With the original Oslo architects now back in office, the peace train got rolling again. Lulled to sleep by the relative calm under Netanyahu’s rule, a majority of Israelis were again willing to take serious risks in exchange for Arafat’s promises of peace. They supported Barak’s efforts to negotiate a final-status peace accord with the aging PLO chairman, even when Barak explained it would mean making “painful concessions” to the Palestinians. These probably were to include evacuating the strategic Jordan Valley; abandoning most Israeli settlements in Judea, Samaria, and the Gaza Strip; and even handing over control of parts of Jerusalem to Arafat.
A majority of Israelis also backed Barak’s negotiations with Syria (conducted personally by Bill Clinton) in late 1999 and early 2000, even giving their full, if excruciating, support to the fact that most, if not all, of the beloved Golan Heights would have to be returned to Syrian control. Indeed, Barak offered to give back to Assad all of the high ground over a period of several years, excluding a vital strip along the northeast shore of the Sea of Galilee that Syrian troops captured from Israel during skirmishes before 1967. The Syrian strongman, who would die a few months later, said no to the generous offer, wanting no part of Barak’s deal unless he got back his ill-gotten lakefront property.
With Barak in tow, an astonished Bill Clinton then turned his negotiating attention to the languishing “Palestinian peace track.” He thought he had secured a real breakthrough when the Israeli leader agreed to meet virtually all of Arafat’s demands at a Camp David summit in July 2000. Barak handed the Palestinians full control of the Gaza Strip and over 95 percent of Judea and Samaria, uprooting most Jewish communities but annexing those in three settlement blocks located just south and east of Jerusalem and around the town of Ariel, northeast of Tel Aviv. Israel also agreed to make up the missing five percent by ceding an equal amount of territory adjacent to Arafat’s zones. Most amazing to many Israelis, the Palestinian leader was to receive full administrative control over Arabs living in eastern Jerusalem and over much of the historic, walled Old City.

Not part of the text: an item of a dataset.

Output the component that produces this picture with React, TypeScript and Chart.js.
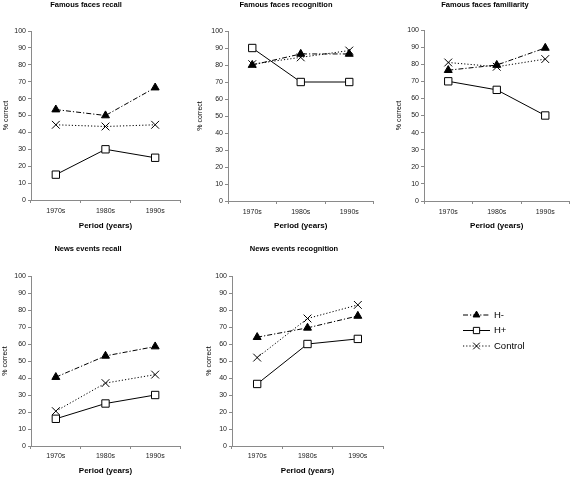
import React, { useEffect, useRef } from 'react';
import { Chart, registerables } from 'chart.js';
import { drawPoint } from 'chart.js/helpers';

Chart.register(...registerables);

// ---------- data ----------
const periods = ['1970s', '1980s', '1990s'];
const seriesNames = ['H-', 'H+', 'Control'];
const yMin = 0;
const yMax = 100;
const yStep = 10;

const ffRecallHminus = [53.5, 50, 66.5];
const ffRecallHplus = [15, 30, 25];
const ffRecallControl = [44.5, 43.5, 44.5];

const ffRecogHminus = [80, 86.5, 86.5];
const ffRecogHplus = [90, 70, 70];
const ffRecogControl = [80.5, 84.5, 88.5];

const ffFamilHminus = [76.5, 79.5, 89.5];
const ffFamilHplus = [70, 65, 50];
const ffFamilControl = [81, 78.5, 83];

const neRecallHminus = [40.5, 53, 58.5];
const neRecallHplus = [16, 25, 30];
const neRecallControl = [20.5, 37, 42];

const neRecogHminus = [64, 69.5, 76.5];
const neRecogHplus = [36.5, 60, 63];
const neRecogControl = [52, 75, 83];

const FONT = '"Liberation Sans", Arial, Helvetica, sans-serif';

// ---------- styles ----------
const seriesStyles: any[] = [
  {
    borderColor: '#000',
    borderWidth: 1,
    borderDash: [5, 2, 1.2, 2],
    pointStyle: 'triangle',
    pointRadius: 4.6,
    pointBackgroundColor: '#000',
    pointBorderColor: '#000',
    pointBorderWidth: 1,
  },
  {
    borderColor: '#000',
    borderWidth: 1,
    borderDash: [],
    pointStyle: 'rect',
    pointRadius: 5.2,
    pointBackgroundColor: '#fff',
    pointBorderColor: '#000',
    pointBorderWidth: 1,
  },
  {
    borderColor: '#000',
    borderWidth: 1,
    borderDash: [1.2, 2],
    pointStyle: 'crossRot',
    pointRadius: 5.5,
    pointBackgroundColor: '#000',
    pointBorderColor: '#000',
    pointBorderWidth: 1,
  },
];

// ---------- layout (absolute page coordinates) ----------
const panels = [
  {
    title: 'Famous faces recall', series: [ffRecallHminus, ffRecallHplus, ffRecallControl],
    x: 0, y: 0, w: 190, h: 235, L: 31, T: 31, R: 180, B: 200,
    titleX: 86, titleY: 5, yTitleX: 6, tickPad: 4, xTitleY: 226,
  },
  {
    title: 'Famous faces recognition', series: [ffRecogHminus, ffRecogHplus, ffRecogControl],
    x: 190, y: 0, w: 190, h: 235, L: 228, T: 31, R: 378, B: 201,
    titleX: 286, titleY: 5, yTitleX: 200, tickPad: 4, xTitleY: 226,
  },
  {
    title: 'Famous faces familiarity', series: [ffFamilHminus, ffFamilHplus, ffFamilControl],
    x: 380, y: 0, w: 196, h: 235, L: 424, T: 30, R: 575, B: 201,
    titleX: 485, titleY: 5, yTitleX: 399, tickPad: 4, xTitleY: 226,
  },
  {
    title: 'News events recall', series: [neRecallHminus, neRecallHplus, neRecallControl],
    x: 0, y: 240, w: 190, h: 237, L: 31, T: 276, R: 180, B: 446,
    titleX: 88, titleY: 249, yTitleX: 5, tickPad: 3, xTitleY: 471,
  },
  {
    title: 'News events recognition', series: [neRecogHminus, neRecogHplus, neRecogControl],
    x: 190, y: 240, w: 200, h: 237, L: 232, T: 276, R: 383, B: 446,
    titleX: 294, titleY: 249, yTitleX: 209, tickPad: 3, xTitleY: 471,
  },
];

const legendBox = { x: 440, y: 290, w: 136, h: 80, lineX0: 23, lineX1: 50, textX: 54, rowY0: 25, rowDy: 15.5 };

// ---------- plugins ----------
const panelTitlePlugin = {
  id: 'panelTitle',
  afterDraw(chart: any, _args: any, opts: any) {
    if (!opts || !opts.text) return;
    const ctx = chart.ctx;
    ctx.save();
    ctx.font = `bold 7.5px ${FONT}`;
    ctx.fillStyle = '#000';
    ctx.textAlign = 'center';
    ctx.textBaseline = 'middle';
    ctx.fillText(opts.text, opts.x, opts.y);
    ctx.restore();
  },
};

const lineLegendPlugin = {
  id: 'lineLegend',
  afterDraw(chart: any, _args: any, opts: any) {
    const ctx = chart.ctx;
    chart.data.datasets.forEach((ds: any, i: number) => {
      const y = opts.rowY0 + i * opts.rowDy;
      ctx.save();
      ctx.strokeStyle = ds.borderColor;
      ctx.lineWidth = ds.borderWidth;
      ctx.setLineDash(ds.borderDash || []);
      ctx.beginPath();
      ctx.moveTo(opts.lineX0, y);
      ctx.lineTo(opts.lineX1, y);
      ctx.stroke();
      ctx.setLineDash([]);
      ctx.fillStyle = ds.pointBackgroundColor;
      ctx.strokeStyle = ds.pointBorderColor;
      ctx.lineWidth = ds.pointBorderWidth;
      drawPoint(ctx, { pointStyle: ds.pointStyle, radius: ds.pointRadius * 0.85, rotation: 0, borderWidth: 1 } as any,
        (opts.lineX0 + opts.lineX1) / 2, y);
      ctx.fillStyle = '#000';
      ctx.font = `9.5px ${FONT}`;
      ctx.textAlign = 'left';
      ctx.textBaseline = 'middle';
      ctx.fillText(ds.label, opts.textX, y);
      ctx.restore();
    });
  },
};

function makeDatasets(series: number[][]) {
  return seriesNames.map((name, i) => ({
    label: name,
    data: series[i],
    ...seriesStyles[i],
    fill: false,
    tension: 0,
  }));
}

function Panel({ cfg }: { cfg: any }) {
  const ref = useRef<HTMLCanvasElement>(null);
  useEffect(() => {
    const T = cfg.T - cfg.y;
    const R = cfg.R - cfg.x;
    const B = cfg.B - cfg.y;
    const yW = cfg.L - cfg.x;
    const xTitleLH = 8 * 1.2;
    const xH = cfg.xTitleY - cfg.B + xTitleLH / 2;
    const padBottom = cfg.h - B - xH;
    const yTitleLH = 7 * 1.2;
    const yTitlePad = Math.max(0, cfg.yTitleX - cfg.x - yTitleLH / 2);
    const axisColor = '#8a8a8a';
    const chart = new Chart(ref.current as HTMLCanvasElement, {
      type: 'line',
      data: { labels: periods, datasets: makeDatasets(cfg.series) as any },
      options: {
        responsive: false,
        animation: false,
        devicePixelRatio: 1,
        events: [],
        layout: { padding: { left: 0, top: T, right: cfg.w - R, bottom: padBottom } },
        plugins: {
          legend: { display: false },
          tooltip: { enabled: false },
          panelTitle: { text: cfg.title, x: cfg.titleX - cfg.x, y: cfg.titleY - cfg.y },
        } as any,
        scales: {
          x: {
            type: 'category',
            offset: true,
            grid: { offset: true, drawOnChartArea: false, drawTicks: true, tickLength: 3, color: axisColor },
            border: { display: true, color: axisColor, width: 1 },
            ticks: { padding: cfg.tickPad, font: { family: FONT, size: 7 }, color: '#222', maxRotation: 0, autoSkip: false },
            title: {
              display: true, text: 'Period (years)', color: '#000',
              font: { family: FONT, size: 8, weight: 'bold' }, padding: { top: 0, bottom: 0 },
            },
            afterFit: (s: any) => { s.height = xH; },
          },
          y: {
            min: yMin,
            max: yMax,
            grid: { drawOnChartArea: false, drawTicks: true, tickLength: 3, color: axisColor },
            border: { display: true, color: axisColor, width: 1 },
            ticks: { stepSize: yStep, padding: 2, font: { family: FONT, size: 7 }, color: '#222' },
            title: {
              display: true, text: '% correct', color: '#000',
              font: { family: FONT, size: 7 }, padding: { top: yTitlePad, bottom: 0 },
            },
            afterFit: (s: any) => { s.width = yW; },
          },
        },
      } as any,
      plugins: [panelTitlePlugin],
    });
    return () => chart.destroy();
  }, [cfg]);
  return (
    <canvas
      ref={ref}
      width={cfg.w}
      height={cfg.h}
      style={{ position: 'absolute', left: cfg.x, top: cfg.y, width: cfg.w, height: cfg.h }}
    />
  );
}

function Legend() {
  const ref = useRef<HTMLCanvasElement>(null);
  useEffect(() => {
    const chart = new Chart(ref.current as HTMLCanvasElement, {
      type: 'line',
      data: { labels: [], datasets: makeDatasets([[], [], []]) as any },
      options: {
        responsive: false,
        animation: false,
        devicePixelRatio: 1,
        events: [],
        plugins: {
          legend: { display: false },
          tooltip: { enabled: false },
          lineLegend: legendBox,
        } as any,
        scales: { x: { display: false }, y: { display: false } },
      } as any,
      plugins: [lineLegendPlugin],
    });
    return () => chart.destroy();
  }, []);
  return (
    <canvas
      ref={ref}
      width={legendBox.w}
      height={legendBox.h}
      style={{ position: 'absolute', left: legendBox.x, top: legendBox.y, width: legendBox.w, height: legendBox.h }}
    />
  );
}

export default function App() {
  return (
    <div style={{ position: 'absolute', left: 0, top: 0, width: 576, height: 477, background: '#fff', overflow: 'hidden' }}>
      {panels.map((p, i) => <Panel key={i} cfg={p} />)}
      <Legend />
    </div>
  );
}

To the complete chagrin of Clinton and Barak, Arafat turned down the far-reaching offer, demanding that all Jewish settlements be evacuated and that Palestinian refugees and their offspring be allowed to return to ancestral homes inside Israel proper. Barak rejected the latter demand as a thinly veiled attempt to destroy Israel from within by flooding it with millions of Arabs. He and Clinton said that Israel and the United States were willing to help Arafat absorb the refugees in his emerging state, but the Palestinian leader flatly rejected the offer.
The resulting stalemate quickly turned into the new Palestinian uprising. It was named the Al-Aqsa Intifada, revealing that its main goal is to fulfill Arafat’s frequent pledge to make the revered Temple Mount in “holy Jerusalem” the center of the emerging Palestinian state, “whether Israel likes it or not.”
After months of bitter clashes with Israeli forces that left hundreds of Palestinians dead, Arafat seems no closer to achieving by violence the goal he let slip through his fingers at Camp David. Following a series of hideous suicide terrorist attacks, including two horrendous slaughters (one in Tel Aviv in June and the other in Jerusalem in August), the tense Middle East seems once more headed for war. The only comfort for many conflict-weary Israelis is the certain knowledge that the God of Israel neither slumbers nor sleeps and that He will continue to watch over and build up His special ingathered nation, no matter what Muslim and world leaders say or do.